## REQUEST:
Extract all of the data and reproduce it precisely.

+ + + + +

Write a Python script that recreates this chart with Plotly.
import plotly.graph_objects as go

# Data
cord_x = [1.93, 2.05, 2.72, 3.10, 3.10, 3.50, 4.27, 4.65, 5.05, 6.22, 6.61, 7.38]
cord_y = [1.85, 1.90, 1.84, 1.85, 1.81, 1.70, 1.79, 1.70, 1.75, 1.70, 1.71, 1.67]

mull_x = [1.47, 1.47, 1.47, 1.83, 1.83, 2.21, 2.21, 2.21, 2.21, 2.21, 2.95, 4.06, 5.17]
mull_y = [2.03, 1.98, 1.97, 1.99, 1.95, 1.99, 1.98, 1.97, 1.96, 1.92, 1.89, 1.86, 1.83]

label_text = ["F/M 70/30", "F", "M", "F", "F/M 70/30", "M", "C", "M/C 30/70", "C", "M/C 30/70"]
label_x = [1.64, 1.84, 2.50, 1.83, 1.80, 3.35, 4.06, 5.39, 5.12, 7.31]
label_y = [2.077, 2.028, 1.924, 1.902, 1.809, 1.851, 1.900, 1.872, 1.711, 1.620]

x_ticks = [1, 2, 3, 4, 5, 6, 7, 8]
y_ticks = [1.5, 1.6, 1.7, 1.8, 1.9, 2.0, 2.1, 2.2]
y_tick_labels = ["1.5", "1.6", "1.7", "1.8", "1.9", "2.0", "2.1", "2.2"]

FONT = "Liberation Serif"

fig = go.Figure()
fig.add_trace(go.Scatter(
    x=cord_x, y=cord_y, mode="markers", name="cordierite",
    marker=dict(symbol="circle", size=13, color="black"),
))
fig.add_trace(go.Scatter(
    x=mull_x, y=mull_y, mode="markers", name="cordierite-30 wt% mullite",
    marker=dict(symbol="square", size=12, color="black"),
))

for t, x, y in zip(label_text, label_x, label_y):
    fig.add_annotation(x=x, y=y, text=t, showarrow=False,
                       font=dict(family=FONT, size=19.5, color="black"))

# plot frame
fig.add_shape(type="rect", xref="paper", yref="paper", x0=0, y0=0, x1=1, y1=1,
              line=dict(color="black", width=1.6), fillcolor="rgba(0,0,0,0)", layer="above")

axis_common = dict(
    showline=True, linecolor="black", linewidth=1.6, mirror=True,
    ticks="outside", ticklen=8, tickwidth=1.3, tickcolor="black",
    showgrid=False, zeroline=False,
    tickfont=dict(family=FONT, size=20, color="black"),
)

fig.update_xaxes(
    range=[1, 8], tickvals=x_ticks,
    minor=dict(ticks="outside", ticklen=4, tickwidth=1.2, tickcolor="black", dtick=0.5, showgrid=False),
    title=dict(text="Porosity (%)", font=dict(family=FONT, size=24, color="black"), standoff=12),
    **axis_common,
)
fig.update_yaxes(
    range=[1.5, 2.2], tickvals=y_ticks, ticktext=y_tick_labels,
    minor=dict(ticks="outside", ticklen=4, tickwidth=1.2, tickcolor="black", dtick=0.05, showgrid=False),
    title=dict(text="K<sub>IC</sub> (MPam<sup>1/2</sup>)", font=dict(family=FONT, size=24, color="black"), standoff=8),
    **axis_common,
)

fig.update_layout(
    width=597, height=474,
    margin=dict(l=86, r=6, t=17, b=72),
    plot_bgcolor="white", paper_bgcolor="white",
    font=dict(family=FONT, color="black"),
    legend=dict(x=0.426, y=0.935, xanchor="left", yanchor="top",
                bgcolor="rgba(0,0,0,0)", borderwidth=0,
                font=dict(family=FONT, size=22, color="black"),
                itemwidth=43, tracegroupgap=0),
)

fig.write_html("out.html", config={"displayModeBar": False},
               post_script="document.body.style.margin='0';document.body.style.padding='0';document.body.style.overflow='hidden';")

+ + + + +

## FINAL RESULT:
Write a Python script that recreates this chart with Plotly.
import plotly.graph_objects as go

# Data
cord_x = [1.93, 2.05, 2.72, 3.10, 3.10, 3.50, 4.27, 4.65, 5.05, 6.22, 6.61, 7.38]
cord_y = [1.85, 1.90, 1.84, 1.85, 1.81, 1.70, 1.79, 1.70, 1.75, 1.70, 1.71, 1.67]

mull_x = [1.47, 1.47, 1.47, 1.83, 1.83, 2.21, 2.21, 2.21, 2.21, 2.21, 2.95, 4.06, 5.17]
mull_y = [2.03, 1.98, 1.97, 1.99, 1.95, 1.99, 1.98, 1.97, 1.96, 1.92, 1.89, 1.86, 1.83]

label_text = ["F/M 70/30", "F", "M", "F", "F/M 70/30", "M", "C", "M/C 30/70", "C", "M/C 30/70"]
label_x = [1.64, 1.84, 2.50, 1.83, 1.80, 3.35, 4.06, 5.39, 5.12, 7.31]
label_y = [2.077, 2.028, 1.924, 1.902, 1.809, 1.851, 1.900, 1.872, 1.711, 1.620]

x_ticks = [1, 2, 3, 4, 5, 6, 7, 8]
y_ticks = [1.5, 1.6, 1.7, 1.8, 1.9, 2.0, 2.1, 2.2]
y_tick_labels = ["1.5", "1.6", "1.7", "1.8", "1.9", "2.0", "2.1", "2.2"]

FONT = "Liberation Serif"

fig = go.Figure()
fig.add_trace(go.Scatter(
    x=cord_x, y=cord_y, mode="markers", name="cordierite",
    marker=dict(symbol="circle", size=13, color="black"),
))
fig.add_trace(go.Scatter(
    x=mull_x, y=mull_y, mode="markers", name="cordierite-30 wt% mullite",
    marker=dict(symbol="square", size=12, color="black"),
))

for t, x, y in zip(label_text, label_x, label_y):
    fig.add_annotation(x=x, y=y, text=t, showarrow=False,
                       font=dict(family=FONT, size=19.5, color="black"))

# plot frame
fig.add_shape(type="rect", xref="paper", yref="paper", x0=0, y0=0, x1=1, y1=1,
              line=dict(color="black", width=1.6), fillcolor="rgba(0,0,0,0)", layer="above")

axis_common = dict(
    showline=True, linecolor="black", linewidth=1.6, mirror=True,
    ticks="outside", ticklen=8, tickwidth=1.3, tickcolor="black",
    showgrid=False, zeroline=False,
    tickfont=dict(family=FONT, size=20, color="black"),
)

fig.update_xaxes(
    range=[1, 8], tickvals=x_ticks,
    minor=dict(ticks="outside", ticklen=4, tickwidth=1.2, tickcolor="black", dtick=0.5, showgrid=False),
    title=dict(text="Porosity (%)", font=dict(family=FONT, size=24, color="black"), standoff=12),
    **axis_common,
)
fig.update_yaxes(
    range=[1.5, 2.2], tickvals=y_ticks, ticktext=y_tick_labels,
    minor=dict(ticks="outside", ticklen=4, tickwidth=1.2, tickcolor="black", dtick=0.05, showgrid=False),
    title=dict(text="K<sub>IC</sub> (MPam<sup>1/2</sup>)", font=dict(family=FONT, size=24, color="black"), standoff=8),
    **axis_common,
)

fig.update_layout(
    width=597, height=474,
    margin=dict(l=86, r=6, t=17, b=72),
    plot_bgcolor="white", paper_bgcolor="white",
    font=dict(family=FONT, color="black"),
    legend=dict(x=0.426, y=0.935, xanchor="left", yanchor="top",
                bgcolor="rgba(0,0,0,0)", borderwidth=0,
                font=dict(family=FONT, size=22, color="black"),
                itemwidth=43, tracegroupgap=0),
)

fig.write_html("out.html", config={"displayModeBar": False},
               post_script="document.body.style.margin='0';document.body.style.padding='0';document.body.style.overflow='hidden';")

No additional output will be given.